# Brief
Give the listing again character for character, but drop the images.

# Data block
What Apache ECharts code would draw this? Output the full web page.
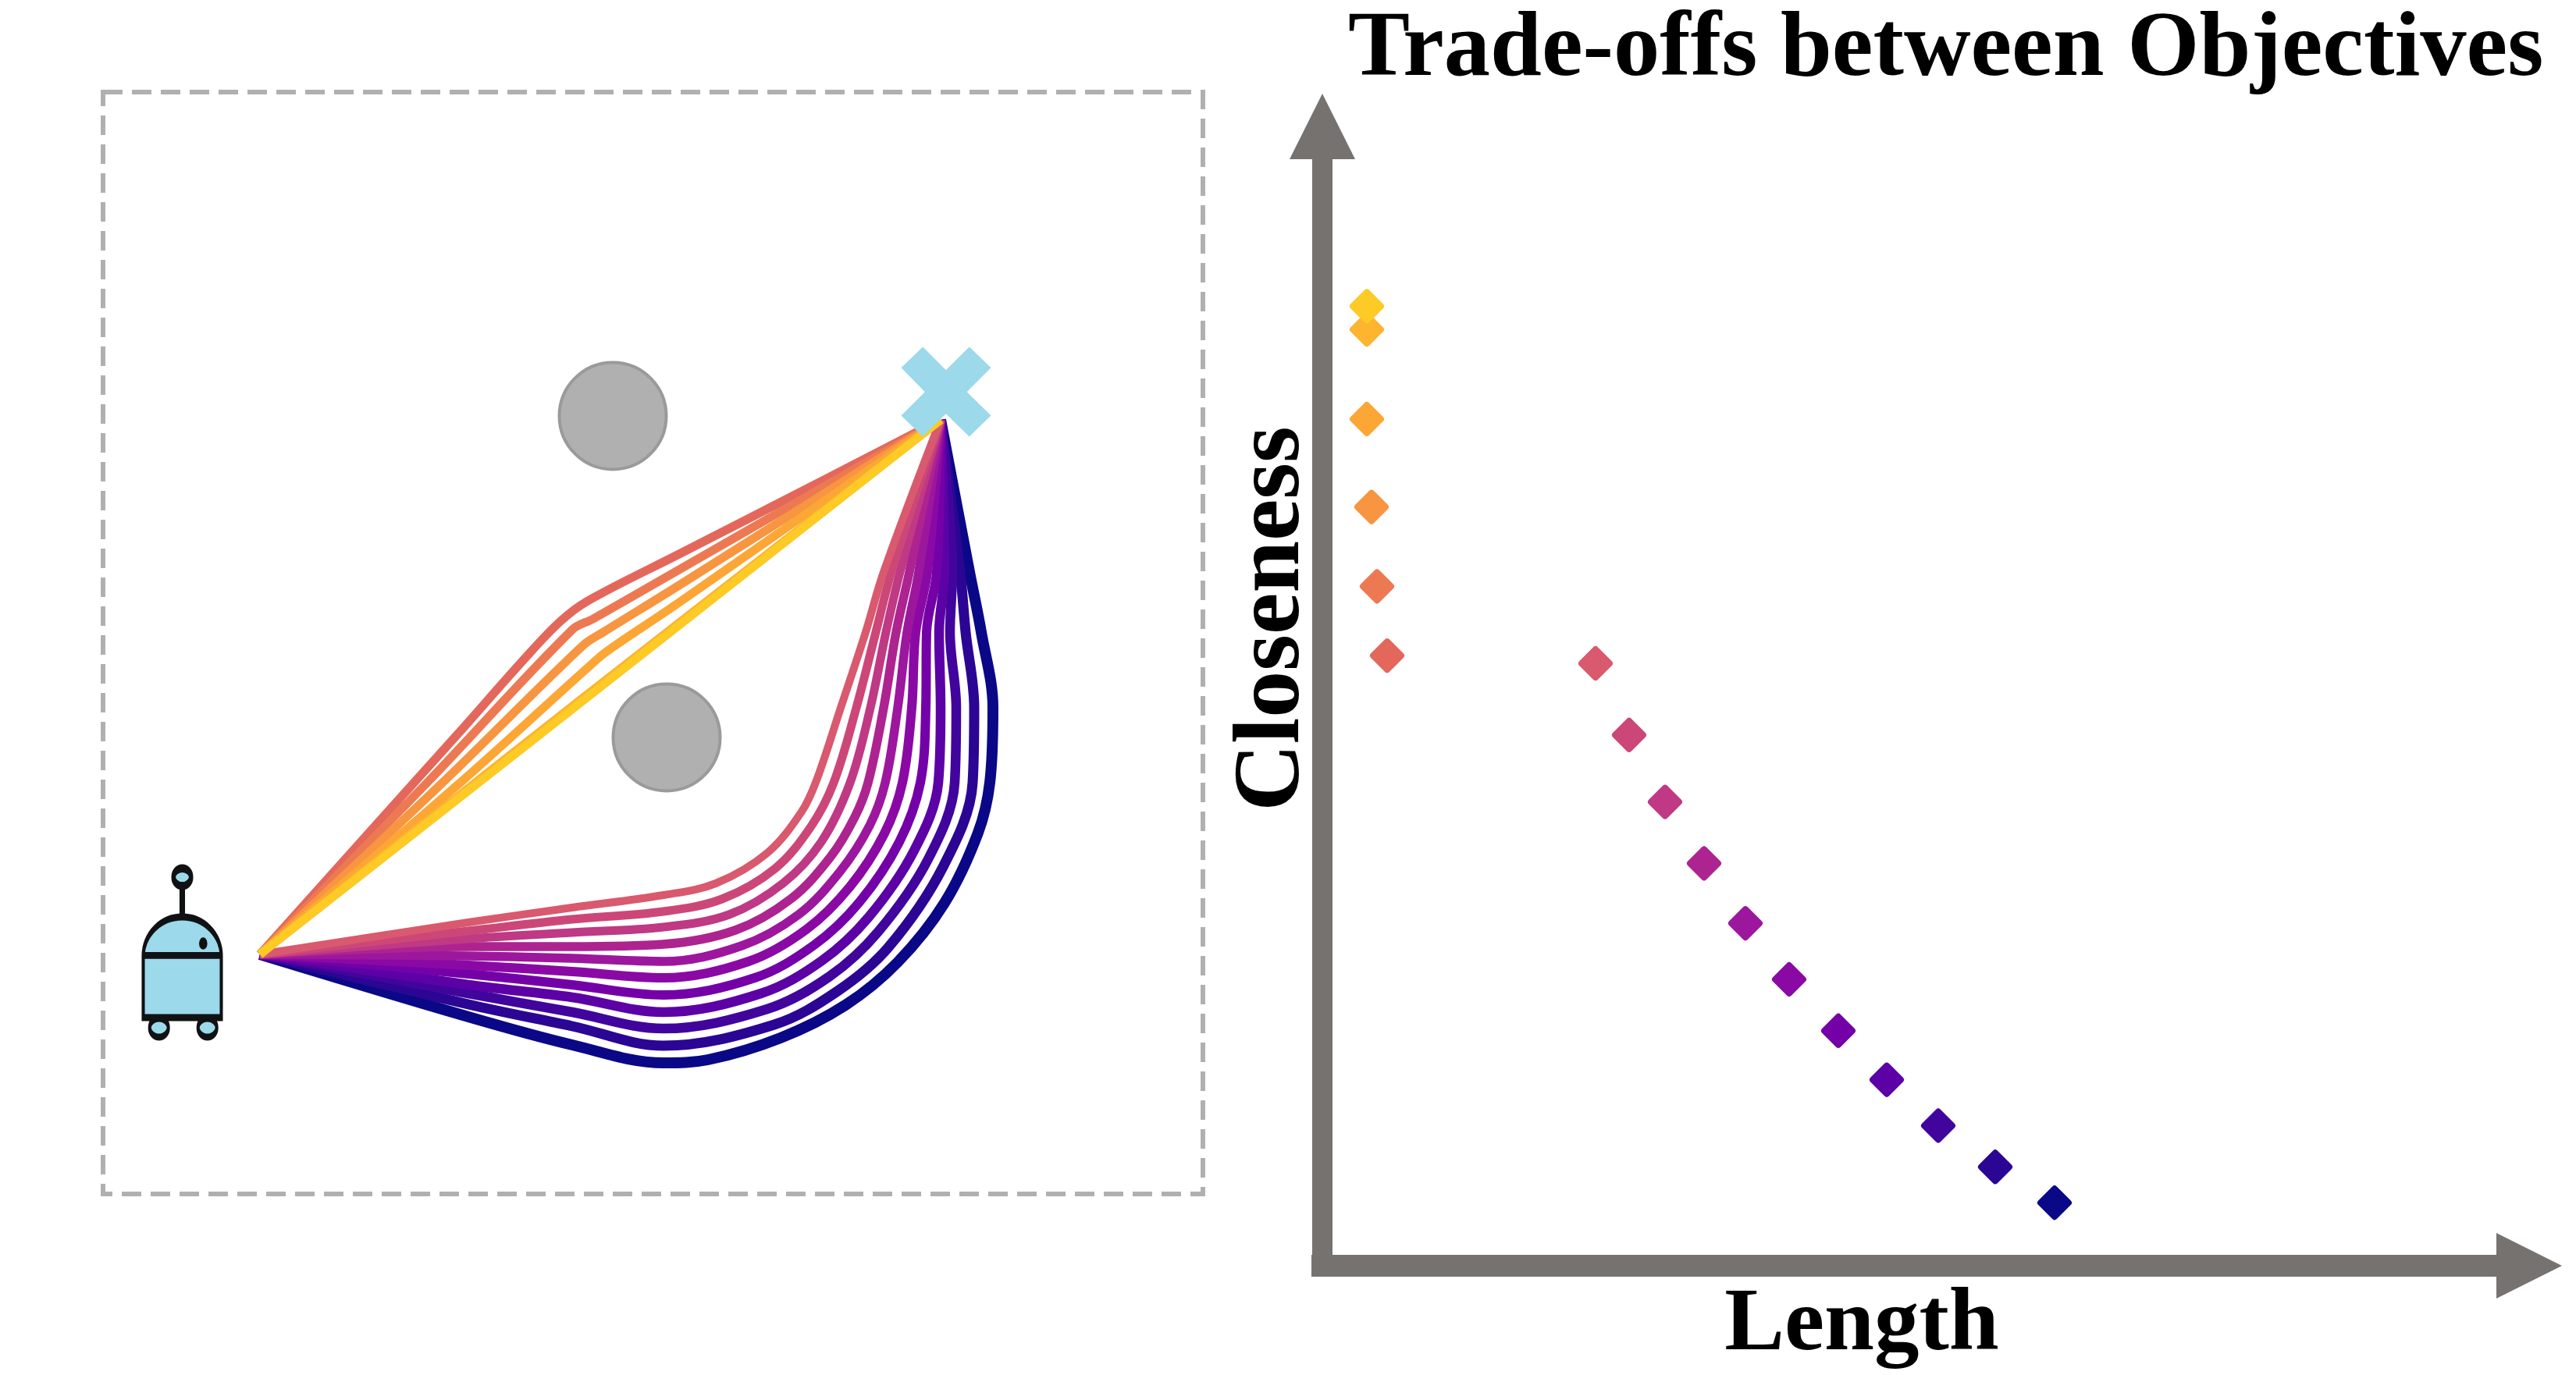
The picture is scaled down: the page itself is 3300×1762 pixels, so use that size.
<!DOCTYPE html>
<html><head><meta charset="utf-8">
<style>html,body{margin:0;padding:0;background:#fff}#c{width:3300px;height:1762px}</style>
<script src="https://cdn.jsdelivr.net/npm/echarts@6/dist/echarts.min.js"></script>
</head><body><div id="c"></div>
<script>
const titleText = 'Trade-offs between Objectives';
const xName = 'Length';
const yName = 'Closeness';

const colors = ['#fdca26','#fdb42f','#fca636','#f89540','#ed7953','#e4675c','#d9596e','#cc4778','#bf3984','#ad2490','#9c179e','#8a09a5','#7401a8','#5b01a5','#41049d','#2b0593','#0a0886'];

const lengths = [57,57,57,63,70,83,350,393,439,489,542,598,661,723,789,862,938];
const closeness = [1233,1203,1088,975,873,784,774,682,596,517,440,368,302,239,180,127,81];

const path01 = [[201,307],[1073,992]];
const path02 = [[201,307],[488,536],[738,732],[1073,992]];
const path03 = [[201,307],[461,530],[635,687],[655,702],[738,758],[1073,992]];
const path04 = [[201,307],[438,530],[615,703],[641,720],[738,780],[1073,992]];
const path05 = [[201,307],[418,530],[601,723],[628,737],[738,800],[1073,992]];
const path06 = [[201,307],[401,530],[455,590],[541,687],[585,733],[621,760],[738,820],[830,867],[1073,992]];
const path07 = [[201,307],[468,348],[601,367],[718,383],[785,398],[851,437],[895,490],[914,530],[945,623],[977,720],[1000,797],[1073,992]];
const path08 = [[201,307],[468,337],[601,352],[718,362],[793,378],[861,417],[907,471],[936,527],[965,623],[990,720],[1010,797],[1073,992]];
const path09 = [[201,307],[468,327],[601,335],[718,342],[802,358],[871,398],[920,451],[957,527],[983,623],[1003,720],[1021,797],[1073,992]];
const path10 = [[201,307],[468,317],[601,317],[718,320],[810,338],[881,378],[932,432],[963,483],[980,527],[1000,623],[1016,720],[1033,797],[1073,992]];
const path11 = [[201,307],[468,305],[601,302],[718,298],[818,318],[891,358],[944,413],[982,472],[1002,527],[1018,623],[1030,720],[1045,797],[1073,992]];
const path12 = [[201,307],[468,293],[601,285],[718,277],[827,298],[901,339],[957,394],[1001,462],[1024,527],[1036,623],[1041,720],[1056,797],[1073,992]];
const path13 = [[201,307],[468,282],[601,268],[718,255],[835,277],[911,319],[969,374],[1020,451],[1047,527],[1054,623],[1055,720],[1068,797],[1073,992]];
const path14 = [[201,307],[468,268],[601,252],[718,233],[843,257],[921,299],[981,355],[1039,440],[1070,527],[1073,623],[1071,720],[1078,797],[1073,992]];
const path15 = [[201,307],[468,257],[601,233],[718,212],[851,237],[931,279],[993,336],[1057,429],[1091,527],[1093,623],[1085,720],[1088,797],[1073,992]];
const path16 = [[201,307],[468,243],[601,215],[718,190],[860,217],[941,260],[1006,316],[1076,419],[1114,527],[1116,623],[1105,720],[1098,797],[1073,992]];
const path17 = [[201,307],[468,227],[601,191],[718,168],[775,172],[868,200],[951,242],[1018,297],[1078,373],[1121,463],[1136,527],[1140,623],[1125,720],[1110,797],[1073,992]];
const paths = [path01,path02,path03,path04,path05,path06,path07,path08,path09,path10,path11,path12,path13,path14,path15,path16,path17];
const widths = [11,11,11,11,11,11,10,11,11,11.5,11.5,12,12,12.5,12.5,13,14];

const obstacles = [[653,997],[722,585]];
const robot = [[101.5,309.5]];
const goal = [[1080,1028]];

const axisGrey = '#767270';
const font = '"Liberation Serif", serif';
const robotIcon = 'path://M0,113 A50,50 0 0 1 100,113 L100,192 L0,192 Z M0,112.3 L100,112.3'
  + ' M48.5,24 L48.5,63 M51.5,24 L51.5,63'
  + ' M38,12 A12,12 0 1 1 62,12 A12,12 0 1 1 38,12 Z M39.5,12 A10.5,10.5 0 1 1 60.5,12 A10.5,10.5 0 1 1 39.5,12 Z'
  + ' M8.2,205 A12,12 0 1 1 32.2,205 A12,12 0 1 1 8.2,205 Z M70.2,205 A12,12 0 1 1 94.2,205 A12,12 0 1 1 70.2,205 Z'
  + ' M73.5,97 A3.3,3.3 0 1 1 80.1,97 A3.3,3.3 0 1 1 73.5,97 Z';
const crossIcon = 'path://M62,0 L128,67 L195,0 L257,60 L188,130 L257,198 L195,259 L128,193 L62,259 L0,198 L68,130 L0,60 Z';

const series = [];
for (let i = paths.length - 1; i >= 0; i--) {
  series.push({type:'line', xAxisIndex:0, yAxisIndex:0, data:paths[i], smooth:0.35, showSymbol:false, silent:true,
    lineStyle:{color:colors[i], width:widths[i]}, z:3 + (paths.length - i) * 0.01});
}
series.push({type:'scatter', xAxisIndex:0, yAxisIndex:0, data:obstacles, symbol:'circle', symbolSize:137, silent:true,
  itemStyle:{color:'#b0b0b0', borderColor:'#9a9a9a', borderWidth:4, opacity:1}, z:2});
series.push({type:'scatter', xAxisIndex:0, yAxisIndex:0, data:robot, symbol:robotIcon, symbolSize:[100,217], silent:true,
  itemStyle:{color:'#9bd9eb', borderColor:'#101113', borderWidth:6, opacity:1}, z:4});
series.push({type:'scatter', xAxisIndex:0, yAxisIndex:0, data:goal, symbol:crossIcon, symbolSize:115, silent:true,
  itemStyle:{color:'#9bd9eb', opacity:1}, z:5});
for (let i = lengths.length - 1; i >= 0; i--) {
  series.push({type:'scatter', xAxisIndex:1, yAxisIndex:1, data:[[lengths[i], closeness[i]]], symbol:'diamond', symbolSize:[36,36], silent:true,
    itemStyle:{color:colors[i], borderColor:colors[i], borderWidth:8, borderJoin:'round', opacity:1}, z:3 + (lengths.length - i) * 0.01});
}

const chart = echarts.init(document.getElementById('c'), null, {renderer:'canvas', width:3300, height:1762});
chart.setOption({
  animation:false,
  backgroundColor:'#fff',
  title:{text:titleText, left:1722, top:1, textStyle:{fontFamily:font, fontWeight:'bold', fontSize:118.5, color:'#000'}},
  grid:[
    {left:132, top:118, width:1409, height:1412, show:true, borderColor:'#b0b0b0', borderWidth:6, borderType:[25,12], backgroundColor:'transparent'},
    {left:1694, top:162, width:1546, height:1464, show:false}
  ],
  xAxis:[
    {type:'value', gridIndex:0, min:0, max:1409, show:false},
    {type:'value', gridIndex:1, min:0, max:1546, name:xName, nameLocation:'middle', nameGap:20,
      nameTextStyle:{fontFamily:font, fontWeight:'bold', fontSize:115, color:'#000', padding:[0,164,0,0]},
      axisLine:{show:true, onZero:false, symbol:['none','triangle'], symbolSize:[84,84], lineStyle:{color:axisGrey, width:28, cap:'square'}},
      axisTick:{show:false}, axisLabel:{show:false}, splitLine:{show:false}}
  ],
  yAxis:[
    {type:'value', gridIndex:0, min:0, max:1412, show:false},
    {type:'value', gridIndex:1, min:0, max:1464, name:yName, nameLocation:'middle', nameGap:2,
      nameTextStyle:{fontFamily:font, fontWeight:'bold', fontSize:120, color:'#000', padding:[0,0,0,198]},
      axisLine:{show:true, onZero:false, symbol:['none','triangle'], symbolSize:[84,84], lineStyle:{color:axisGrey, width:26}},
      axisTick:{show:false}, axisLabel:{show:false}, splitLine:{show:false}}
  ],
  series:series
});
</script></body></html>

# Complete answer
What Apache ECharts code would draw this? Output the full web page.
The picture is scaled down: the page itself is 3300×1762 pixels, so use that size.
<!DOCTYPE html>
<html><head><meta charset="utf-8">
<style>html,body{margin:0;padding:0;background:#fff}#c{width:3300px;height:1762px}</style>
<script src="https://cdn.jsdelivr.net/npm/echarts@6/dist/echarts.min.js"></script>
</head><body><div id="c"></div>
<script>
const titleText = 'Trade-offs between Objectives';
const xName = 'Length';
const yName = 'Closeness';

const colors = ['#fdca26','#fdb42f','#fca636','#f89540','#ed7953','#e4675c','#d9596e','#cc4778','#bf3984','#ad2490','#9c179e','#8a09a5','#7401a8','#5b01a5','#41049d','#2b0593','#0a0886'];

const lengths = [57,57,57,63,70,83,350,393,439,489,542,598,661,723,789,862,938];
const closeness = [1233,1203,1088,975,873,784,774,682,596,517,440,368,302,239,180,127,81];

const path01 = [[201,307],[1073,992]];
const path02 = [[201,307],[488,536],[738,732],[1073,992]];
const path03 = [[201,307],[461,530],[635,687],[655,702],[738,758],[1073,992]];
const path04 = [[201,307],[438,530],[615,703],[641,720],[738,780],[1073,992]];
const path05 = [[201,307],[418,530],[601,723],[628,737],[738,800],[1073,992]];
const path06 = [[201,307],[401,530],[455,590],[541,687],[585,733],[621,760],[738,820],[830,867],[1073,992]];
const path07 = [[201,307],[468,348],[601,367],[718,383],[785,398],[851,437],[895,490],[914,530],[945,623],[977,720],[1000,797],[1073,992]];
const path08 = [[201,307],[468,337],[601,352],[718,362],[793,378],[861,417],[907,471],[936,527],[965,623],[990,720],[1010,797],[1073,992]];
const path09 = [[201,307],[468,327],[601,335],[718,342],[802,358],[871,398],[920,451],[957,527],[983,623],[1003,720],[1021,797],[1073,992]];
const path10 = [[201,307],[468,317],[601,317],[718,320],[810,338],[881,378],[932,432],[963,483],[980,527],[1000,623],[1016,720],[1033,797],[1073,992]];
const path11 = [[201,307],[468,305],[601,302],[718,298],[818,318],[891,358],[944,413],[982,472],[1002,527],[1018,623],[1030,720],[1045,797],[1073,992]];
const path12 = [[201,307],[468,293],[601,285],[718,277],[827,298],[901,339],[957,394],[1001,462],[1024,527],[1036,623],[1041,720],[1056,797],[1073,992]];
const path13 = [[201,307],[468,282],[601,268],[718,255],[835,277],[911,319],[969,374],[1020,451],[1047,527],[1054,623],[1055,720],[1068,797],[1073,992]];
const path14 = [[201,307],[468,268],[601,252],[718,233],[843,257],[921,299],[981,355],[1039,440],[1070,527],[1073,623],[1071,720],[1078,797],[1073,992]];
const path15 = [[201,307],[468,257],[601,233],[718,212],[851,237],[931,279],[993,336],[1057,429],[1091,527],[1093,623],[1085,720],[1088,797],[1073,992]];
const path16 = [[201,307],[468,243],[601,215],[718,190],[860,217],[941,260],[1006,316],[1076,419],[1114,527],[1116,623],[1105,720],[1098,797],[1073,992]];
const path17 = [[201,307],[468,227],[601,191],[718,168],[775,172],[868,200],[951,242],[1018,297],[1078,373],[1121,463],[1136,527],[1140,623],[1125,720],[1110,797],[1073,992]];
const paths = [path01,path02,path03,path04,path05,path06,path07,path08,path09,path10,path11,path12,path13,path14,path15,path16,path17];
const widths = [11,11,11,11,11,11,10,11,11,11.5,11.5,12,12,12.5,12.5,13,14];

const obstacles = [[653,997],[722,585]];
const robot = [[101.5,309.5]];
const goal = [[1080,1028]];

const axisGrey = '#767270';
const font = '"Liberation Serif", serif';
const robotIcon = 'path://M0,113 A50,50 0 0 1 100,113 L100,192 L0,192 Z M0,112.3 L100,112.3'
  + ' M48.5,24 L48.5,63 M51.5,24 L51.5,63'
  + ' M38,12 A12,12 0 1 1 62,12 A12,12 0 1 1 38,12 Z M39.5,12 A10.5,10.5 0 1 1 60.5,12 A10.5,10.5 0 1 1 39.5,12 Z'
  + ' M8.2,205 A12,12 0 1 1 32.2,205 A12,12 0 1 1 8.2,205 Z M70.2,205 A12,12 0 1 1 94.2,205 A12,12 0 1 1 70.2,205 Z'
  + ' M73.5,97 A3.3,3.3 0 1 1 80.1,97 A3.3,3.3 0 1 1 73.5,97 Z';
const crossIcon = 'path://M62,0 L128,67 L195,0 L257,60 L188,130 L257,198 L195,259 L128,193 L62,259 L0,198 L68,130 L0,60 Z';

const series = [];
for (let i = paths.length - 1; i >= 0; i--) {
  series.push({type:'line', xAxisIndex:0, yAxisIndex:0, data:paths[i], smooth:0.35, showSymbol:false, silent:true,
    lineStyle:{color:colors[i], width:widths[i]}, z:3 + (paths.length - i) * 0.01});
}
series.push({type:'scatter', xAxisIndex:0, yAxisIndex:0, data:obstacles, symbol:'circle', symbolSize:137, silent:true,
  itemStyle:{color:'#b0b0b0', borderColor:'#9a9a9a', borderWidth:4, opacity:1}, z:2});
series.push({type:'scatter', xAxisIndex:0, yAxisIndex:0, data:robot, symbol:robotIcon, symbolSize:[100,217], silent:true,
  itemStyle:{color:'#9bd9eb', borderColor:'#101113', borderWidth:6, opacity:1}, z:4});
series.push({type:'scatter', xAxisIndex:0, yAxisIndex:0, data:goal, symbol:crossIcon, symbolSize:115, silent:true,
  itemStyle:{color:'#9bd9eb', opacity:1}, z:5});
for (let i = lengths.length - 1; i >= 0; i--) {
  series.push({type:'scatter', xAxisIndex:1, yAxisIndex:1, data:[[lengths[i], closeness[i]]], symbol:'diamond', symbolSize:[36,36], silent:true,
    itemStyle:{color:colors[i], borderColor:colors[i], borderWidth:8, borderJoin:'round', opacity:1}, z:3 + (lengths.length - i) * 0.01});
}

const chart = echarts.init(document.getElementById('c'), null, {renderer:'canvas', width:3300, height:1762});
chart.setOption({
  animation:false,
  backgroundColor:'#fff',
  title:{text:titleText, left:1722, top:1, textStyle:{fontFamily:font, fontWeight:'bold', fontSize:118.5, color:'#000'}},
  grid:[
    {left:132, top:118, width:1409, height:1412, show:true, borderColor:'#b0b0b0', borderWidth:6, borderType:[25,12], backgroundColor:'transparent'},
    {left:1694, top:162, width:1546, height:1464, show:false}
  ],
  xAxis:[
    {type:'value', gridIndex:0, min:0, max:1409, show:false},
    {type:'value', gridIndex:1, min:0, max:1546, name:xName, nameLocation:'middle', nameGap:20,
      nameTextStyle:{fontFamily:font, fontWeight:'bold', fontSize:115, color:'#000', padding:[0,164,0,0]},
      axisLine:{show:true, onZero:false, symbol:['none','triangle'], symbolSize:[84,84], lineStyle:{color:axisGrey, width:28, cap:'square'}},
      axisTick:{show:false}, axisLabel:{show:false}, splitLine:{show:false}}
  ],
  yAxis:[
    {type:'value', gridIndex:0, min:0, max:1412, show:false},
    {type:'value', gridIndex:1, min:0, max:1464, name:yName, nameLocation:'middle', nameGap:2,
      nameTextStyle:{fontFamily:font, fontWeight:'bold', fontSize:120, color:'#000', padding:[0,0,0,198]},
      axisLine:{show:true, onZero:false, symbol:['none','triangle'], symbolSize:[84,84], lineStyle:{color:axisGrey, width:26}},
      axisTick:{show:false}, axisLabel:{show:false}, splitLine:{show:false}}
  ],
  series:series
});
</script></body></html>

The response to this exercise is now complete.